* **Aim of the exercise**:
Lift out each line of the data that holds "with".

--- BEGIN Source material ---

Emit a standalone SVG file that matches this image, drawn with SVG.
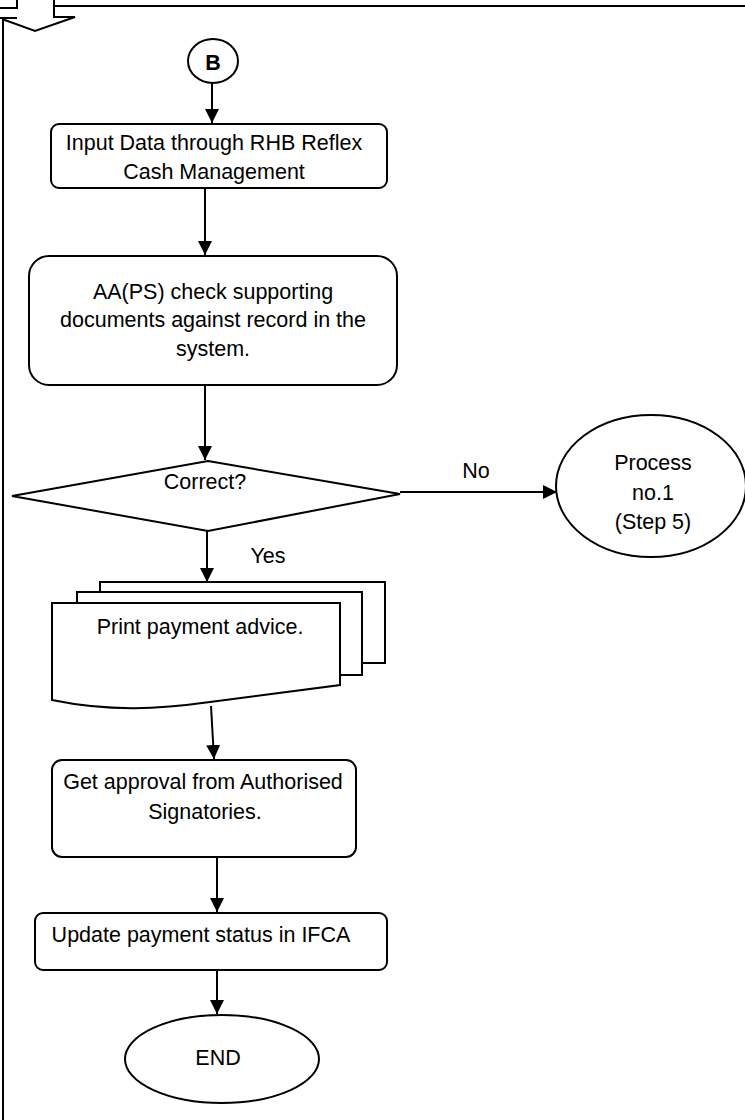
<svg xmlns="http://www.w3.org/2000/svg" width="745" height="1120" viewBox="0 0 745 1120">
  <style>
    .shape { fill: #ffffff; stroke: #000000; stroke-width: 2; }
    .line { fill: none; stroke: #000000; stroke-width: 2; }
    .label { font-family: "Liberation Sans", Arial, sans-serif; font-size: 21.5px; fill: #000000; text-anchor: middle; }
  </style>
  <defs>
    <marker id="head" viewBox="0 0 10 10" refX="10" refY="5" markerWidth="14" markerHeight="15" markerUnits="userSpaceOnUse" orient="auto">
      <path d="M0,0 L10,5 L0,10 Z" fill="#000000"/>
    </marker>
  </defs>

  <rect width="745" height="1120" fill="#ffffff"/>

  <!-- outer frame with the incoming block arrow -->
  <g id="frame">
    <path class="line" d="M54,6 H745"/>
    <path class="line" d="M3,18 V1120"/>
    <path class="line" d="M17,0 V8 H0 M0,18 H17 M54,0 V17 H75 L35,31 L2,19"/>
  </g>

  <!-- connectors -->
  <g id="connectors">
    <path class="line" d="M212,83 V123" marker-end="url(#head)"/>
    <path class="line" d="M205,188 V255" marker-end="url(#head)"/>
    <path class="line" d="M205,385 V460" marker-end="url(#head)"/>
    <path class="line" d="M400,492 H557" marker-end="url(#head)"/>
    <path class="line" d="M207,531 V582" marker-end="url(#head)"/>
    <path class="line" d="M211,706 L214,759" marker-end="url(#head)"/>
    <path class="line" d="M217,857 V912" marker-end="url(#head)"/>
    <path class="line" d="M217,971 V1014" marker-end="url(#head)"/>
    <text class="label" x="476" y="478">No</text>
    <text class="label" x="268" y="563">Yes</text>
  </g>

  <g id="node-b">
    <ellipse class="shape" cx="213" cy="61" rx="25" ry="22"/>
    <text class="label" x="213" y="70" font-size="23" font-weight="bold">B</text>
  </g>

  <g id="node-input">
    <rect class="shape" x="51" y="124" width="336" height="64" rx="8"/>
    <text class="label" x="214" y="150">Input Data through RHB Reflex</text>
    <text class="label" x="214" y="179">Cash Management</text>
  </g>

  <g id="node-check">
    <rect class="shape" x="29" y="256" width="368" height="129" rx="20"/>
    <text class="label" x="213" y="299">AA(PS) check supporting</text>
    <text class="label" x="213" y="327">documents against record in the</text>
    <text class="label" x="213" y="356">system.</text>
  </g>

  <g id="node-decision">
    <polygon class="shape" points="208,461 400,494 208,531 12,496"/>
    <text class="label" x="205" y="489">Correct?</text>
  </g>

  <g id="node-process1">
    <ellipse class="shape" cx="651" cy="486" rx="95" ry="71"/>
    <text class="label" x="653" y="470">Process</text>
    <text class="label" x="653" y="500">no.1</text>
    <text class="label" x="653" y="529">(Step 5)</text>
  </g>

  <g id="node-print">
    <rect class="shape" x="100" y="582" width="285" height="81"/>
    <rect class="shape" x="77" y="592" width="285" height="83"/>
    <path class="shape" d="M52,603 H340 V685 C300,690 255,696 210,702 C160,709 110,712 52,700 Z"/>
    <text class="label" x="200" y="634">Print payment advice.</text>
  </g>

  <g id="node-approval">
    <rect class="shape" x="52" y="760" width="304" height="97" rx="10"/>
    <text class="label" x="203" y="789" font-size="22">Get approval from Authorised</text>
    <text class="label" x="205" y="819" font-size="22">Signatories.</text>
  </g>

  <g id="node-update">
    <rect class="shape" x="35" y="913" width="352" height="57" rx="8"/>
    <text class="label" x="201" y="942" font-size="23">Update payment status in IFCA</text>
  </g>

  <g id="node-end">
    <ellipse class="shape" cx="222" cy="1059" rx="97" ry="44"/>
    <text class="label" x="218" y="1065">END</text>
  </g>
</svg>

--- END Source material ---

* **The result**:
Emit a standalone SVG file that matches this image, drawn with SVG.
  <!-- outer frame with the incoming block arrow -->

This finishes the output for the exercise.